━━━━━ Data in this exercise

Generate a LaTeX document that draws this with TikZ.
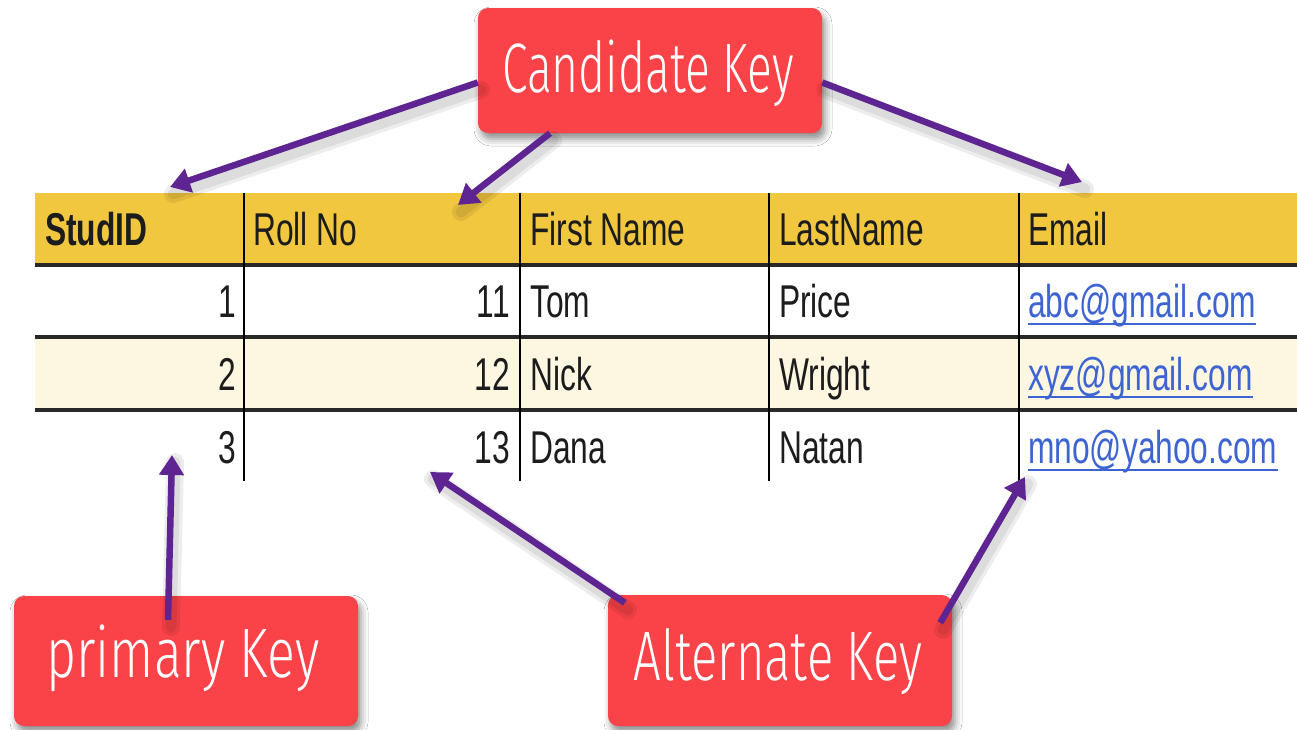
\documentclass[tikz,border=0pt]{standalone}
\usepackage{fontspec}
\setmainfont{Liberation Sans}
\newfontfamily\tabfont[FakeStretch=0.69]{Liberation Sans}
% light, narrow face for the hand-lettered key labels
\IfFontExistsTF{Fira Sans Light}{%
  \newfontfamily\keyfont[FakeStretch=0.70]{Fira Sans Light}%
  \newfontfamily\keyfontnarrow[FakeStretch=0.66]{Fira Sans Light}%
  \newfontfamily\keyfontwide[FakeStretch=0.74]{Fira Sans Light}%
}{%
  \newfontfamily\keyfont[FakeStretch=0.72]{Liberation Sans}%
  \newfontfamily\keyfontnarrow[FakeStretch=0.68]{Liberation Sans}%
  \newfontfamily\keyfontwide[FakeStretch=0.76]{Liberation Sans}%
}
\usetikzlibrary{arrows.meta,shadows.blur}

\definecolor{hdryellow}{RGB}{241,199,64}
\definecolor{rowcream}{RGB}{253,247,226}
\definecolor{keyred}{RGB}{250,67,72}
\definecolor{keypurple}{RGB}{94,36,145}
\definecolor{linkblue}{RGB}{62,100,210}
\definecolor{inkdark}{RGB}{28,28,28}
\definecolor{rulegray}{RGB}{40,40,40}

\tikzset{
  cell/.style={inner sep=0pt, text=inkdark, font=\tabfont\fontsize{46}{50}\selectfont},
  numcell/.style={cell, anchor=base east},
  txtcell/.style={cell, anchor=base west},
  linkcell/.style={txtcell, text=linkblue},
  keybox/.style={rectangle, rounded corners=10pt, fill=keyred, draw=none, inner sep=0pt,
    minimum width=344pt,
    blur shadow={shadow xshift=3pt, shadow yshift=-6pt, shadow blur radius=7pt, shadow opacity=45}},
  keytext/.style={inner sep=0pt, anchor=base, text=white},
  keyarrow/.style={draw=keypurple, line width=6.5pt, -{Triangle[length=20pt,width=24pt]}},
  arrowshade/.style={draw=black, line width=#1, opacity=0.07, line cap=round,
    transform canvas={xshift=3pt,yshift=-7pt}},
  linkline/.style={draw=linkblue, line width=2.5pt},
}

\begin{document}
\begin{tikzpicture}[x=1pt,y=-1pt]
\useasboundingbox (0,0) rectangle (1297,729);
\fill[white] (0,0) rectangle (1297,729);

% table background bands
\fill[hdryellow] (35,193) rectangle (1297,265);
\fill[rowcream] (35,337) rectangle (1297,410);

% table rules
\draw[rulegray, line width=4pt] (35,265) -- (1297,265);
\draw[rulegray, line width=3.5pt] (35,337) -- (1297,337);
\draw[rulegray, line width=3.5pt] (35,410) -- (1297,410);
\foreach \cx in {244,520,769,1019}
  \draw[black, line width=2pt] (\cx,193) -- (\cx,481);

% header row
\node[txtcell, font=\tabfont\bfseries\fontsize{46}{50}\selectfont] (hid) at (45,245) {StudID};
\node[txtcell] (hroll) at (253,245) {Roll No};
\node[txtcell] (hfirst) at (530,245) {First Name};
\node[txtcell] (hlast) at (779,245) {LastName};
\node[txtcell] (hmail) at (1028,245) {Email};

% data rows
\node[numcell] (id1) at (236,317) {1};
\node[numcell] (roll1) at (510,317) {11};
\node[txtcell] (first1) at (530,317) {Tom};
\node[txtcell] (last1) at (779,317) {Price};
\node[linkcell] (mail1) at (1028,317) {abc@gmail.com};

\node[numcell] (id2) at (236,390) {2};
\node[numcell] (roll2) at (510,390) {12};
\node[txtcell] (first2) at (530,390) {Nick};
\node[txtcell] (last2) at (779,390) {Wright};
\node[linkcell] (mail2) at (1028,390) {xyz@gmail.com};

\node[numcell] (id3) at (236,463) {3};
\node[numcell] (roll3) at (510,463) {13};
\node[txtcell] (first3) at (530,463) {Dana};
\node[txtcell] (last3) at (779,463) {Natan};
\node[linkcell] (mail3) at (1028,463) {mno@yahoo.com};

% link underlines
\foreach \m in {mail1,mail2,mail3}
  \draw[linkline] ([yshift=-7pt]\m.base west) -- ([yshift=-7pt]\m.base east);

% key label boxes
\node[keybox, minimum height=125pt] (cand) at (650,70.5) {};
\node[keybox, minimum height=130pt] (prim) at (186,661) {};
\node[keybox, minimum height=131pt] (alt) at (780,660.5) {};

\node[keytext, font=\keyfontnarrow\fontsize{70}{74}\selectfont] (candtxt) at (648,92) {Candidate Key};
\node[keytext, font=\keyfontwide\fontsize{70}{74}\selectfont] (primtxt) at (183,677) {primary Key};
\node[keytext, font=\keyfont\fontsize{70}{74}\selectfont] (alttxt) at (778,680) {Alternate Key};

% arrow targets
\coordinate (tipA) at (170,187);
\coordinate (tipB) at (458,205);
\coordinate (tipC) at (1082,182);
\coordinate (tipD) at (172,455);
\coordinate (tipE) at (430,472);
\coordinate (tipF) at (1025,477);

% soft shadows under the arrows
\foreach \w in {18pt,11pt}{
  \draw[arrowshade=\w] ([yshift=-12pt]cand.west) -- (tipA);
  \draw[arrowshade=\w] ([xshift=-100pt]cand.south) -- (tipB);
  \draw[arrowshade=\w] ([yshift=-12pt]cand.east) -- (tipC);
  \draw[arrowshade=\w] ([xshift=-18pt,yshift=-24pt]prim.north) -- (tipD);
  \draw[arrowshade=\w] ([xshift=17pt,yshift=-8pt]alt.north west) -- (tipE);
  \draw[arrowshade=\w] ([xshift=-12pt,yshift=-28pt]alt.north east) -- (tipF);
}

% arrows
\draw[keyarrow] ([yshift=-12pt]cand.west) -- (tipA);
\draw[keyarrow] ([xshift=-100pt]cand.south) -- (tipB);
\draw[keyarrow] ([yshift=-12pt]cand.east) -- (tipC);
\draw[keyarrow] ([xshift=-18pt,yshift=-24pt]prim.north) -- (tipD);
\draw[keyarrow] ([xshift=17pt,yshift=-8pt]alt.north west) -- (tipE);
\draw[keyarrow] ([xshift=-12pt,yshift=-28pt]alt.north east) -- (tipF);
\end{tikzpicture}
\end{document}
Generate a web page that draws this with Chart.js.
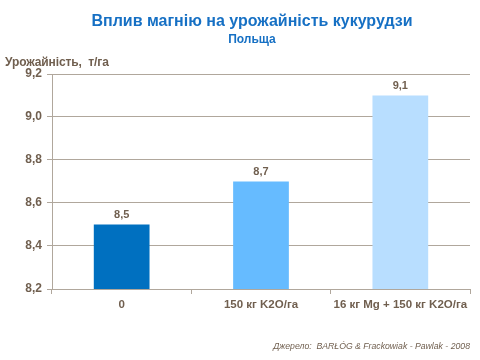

━━━━━━━━━━

▸ **Request**: Quote every record above exactly, omitting any pictures they contain.

▸ **Exercise response**:
Generate a LaTeX document that draws this with TikZ.
\documentclass[tikz,border=0pt]{standalone}
\usepackage{fontspec}
\setmainfont{Liberation Sans}
\newfontfamily\tabfont[FakeStretch=0.69]{Liberation Sans}
% light, narrow face for the hand-lettered key labels
\IfFontExistsTF{Fira Sans Light}{%
  \newfontfamily\keyfont[FakeStretch=0.70]{Fira Sans Light}%
  \newfontfamily\keyfontnarrow[FakeStretch=0.66]{Fira Sans Light}%
  \newfontfamily\keyfontwide[FakeStretch=0.74]{Fira Sans Light}%
}{%
  \newfontfamily\keyfont[FakeStretch=0.72]{Liberation Sans}%
  \newfontfamily\keyfontnarrow[FakeStretch=0.68]{Liberation Sans}%
  \newfontfamily\keyfontwide[FakeStretch=0.76]{Liberation Sans}%
}
\usetikzlibrary{arrows.meta,shadows.blur}

\definecolor{hdryellow}{RGB}{241,199,64}
\definecolor{rowcream}{RGB}{253,247,226}
\definecolor{keyred}{RGB}{250,67,72}
\definecolor{keypurple}{RGB}{94,36,145}
\definecolor{linkblue}{RGB}{62,100,210}
\definecolor{inkdark}{RGB}{28,28,28}
\definecolor{rulegray}{RGB}{40,40,40}

\tikzset{
  cell/.style={inner sep=0pt, text=inkdark, font=\tabfont\fontsize{46}{50}\selectfont},
  numcell/.style={cell, anchor=base east},
  txtcell/.style={cell, anchor=base west},
  linkcell/.style={txtcell, text=linkblue},
  keybox/.style={rectangle, rounded corners=10pt, fill=keyred, draw=none, inner sep=0pt,
    minimum width=344pt,
    blur shadow={shadow xshift=3pt, shadow yshift=-6pt, shadow blur radius=7pt, shadow opacity=45}},
  keytext/.style={inner sep=0pt, anchor=base, text=white},
  keyarrow/.style={draw=keypurple, line width=6.5pt, -{Triangle[length=20pt,width=24pt]}},
  arrowshade/.style={draw=black, line width=#1, opacity=0.07, line cap=round,
    transform canvas={xshift=3pt,yshift=-7pt}},
  linkline/.style={draw=linkblue, line width=2.5pt},
}

\begin{document}
\begin{tikzpicture}[x=1pt,y=-1pt]
\useasboundingbox (0,0) rectangle (1297,729);
\fill[white] (0,0) rectangle (1297,729);

% table background bands
\fill[hdryellow] (35,193) rectangle (1297,265);
\fill[rowcream] (35,337) rectangle (1297,410);

% table rules
\draw[rulegray, line width=4pt] (35,265) -- (1297,265);
\draw[rulegray, line width=3.5pt] (35,337) -- (1297,337);
\draw[rulegray, line width=3.5pt] (35,410) -- (1297,410);
\foreach \cx in {244,520,769,1019}
  \draw[black, line width=2pt] (\cx,193) -- (\cx,481);

% header row
\node[txtcell, font=\tabfont\bfseries\fontsize{46}{50}\selectfont] (hid) at (45,245) {StudID};
\node[txtcell] (hroll) at (253,245) {Roll No};
\node[txtcell] (hfirst) at (530,245) {First Name};
\node[txtcell] (hlast) at (779,245) {LastName};
\node[txtcell] (hmail) at (1028,245) {Email};

% data rows
\node[numcell] (id1) at (236,317) {1};
\node[numcell] (roll1) at (510,317) {11};
\node[txtcell] (first1) at (530,317) {Tom};
\node[txtcell] (last1) at (779,317) {Price};
\node[linkcell] (mail1) at (1028,317) {abc@gmail.com};

\node[numcell] (id2) at (236,390) {2};
\node[numcell] (roll2) at (510,390) {12};
\node[txtcell] (first2) at (530,390) {Nick};
\node[txtcell] (last2) at (779,390) {Wright};
\node[linkcell] (mail2) at (1028,390) {xyz@gmail.com};

\node[numcell] (id3) at (236,463) {3};
\node[numcell] (roll3) at (510,463) {13};
\node[txtcell] (first3) at (530,463) {Dana};
\node[txtcell] (last3) at (779,463) {Natan};
\node[linkcell] (mail3) at (1028,463) {mno@yahoo.com};

% link underlines
\foreach \m in {mail1,mail2,mail3}
  \draw[linkline] ([yshift=-7pt]\m.base west) -- ([yshift=-7pt]\m.base east);

% key label boxes
\node[keybox, minimum height=125pt] (cand) at (650,70.5) {};
\node[keybox, minimum height=130pt] (prim) at (186,661) {};
\node[keybox, minimum height=131pt] (alt) at (780,660.5) {};

\node[keytext, font=\keyfontnarrow\fontsize{70}{74}\selectfont] (candtxt) at (648,92) {Candidate Key};
\node[keytext, font=\keyfontwide\fontsize{70}{74}\selectfont] (primtxt) at (183,677) {primary Key};
\node[keytext, font=\keyfont\fontsize{70}{74}\selectfont] (alttxt) at (778,680) {Alternate Key};

% arrow targets
\coordinate (tipA) at (170,187);
\coordinate (tipB) at (458,205);
\coordinate (tipC) at (1082,182);
\coordinate (tipD) at (172,455);
\coordinate (tipE) at (430,472);
\coordinate (tipF) at (1025,477);

% soft shadows under the arrows
\foreach \w in {18pt,11pt}{
  \draw[arrowshade=\w] ([yshift=-12pt]cand.west) -- (tipA);
  \draw[arrowshade=\w] ([xshift=-100pt]cand.south) -- (tipB);
  \draw[arrowshade=\w] ([yshift=-12pt]cand.east) -- (tipC);
  \draw[arrowshade=\w] ([xshift=-18pt,yshift=-24pt]prim.north) -- (tipD);
  \draw[arrowshade=\w] ([xshift=17pt,yshift=-8pt]alt.north west) -- (tipE);
  \draw[arrowshade=\w] ([xshift=-12pt,yshift=-28pt]alt.north east) -- (tipF);
}

% arrows
\draw[keyarrow] ([yshift=-12pt]cand.west) -- (tipA);
\draw[keyarrow] ([xshift=-100pt]cand.south) -- (tipB);
\draw[keyarrow] ([yshift=-12pt]cand.east) -- (tipC);
\draw[keyarrow] ([xshift=-18pt,yshift=-24pt]prim.north) -- (tipD);
\draw[keyarrow] ([xshift=17pt,yshift=-8pt]alt.north west) -- (tipE);
\draw[keyarrow] ([xshift=-12pt,yshift=-28pt]alt.north east) -- (tipF);
\end{tikzpicture}
\end{document}
Generate a web page that draws this with Chart.js.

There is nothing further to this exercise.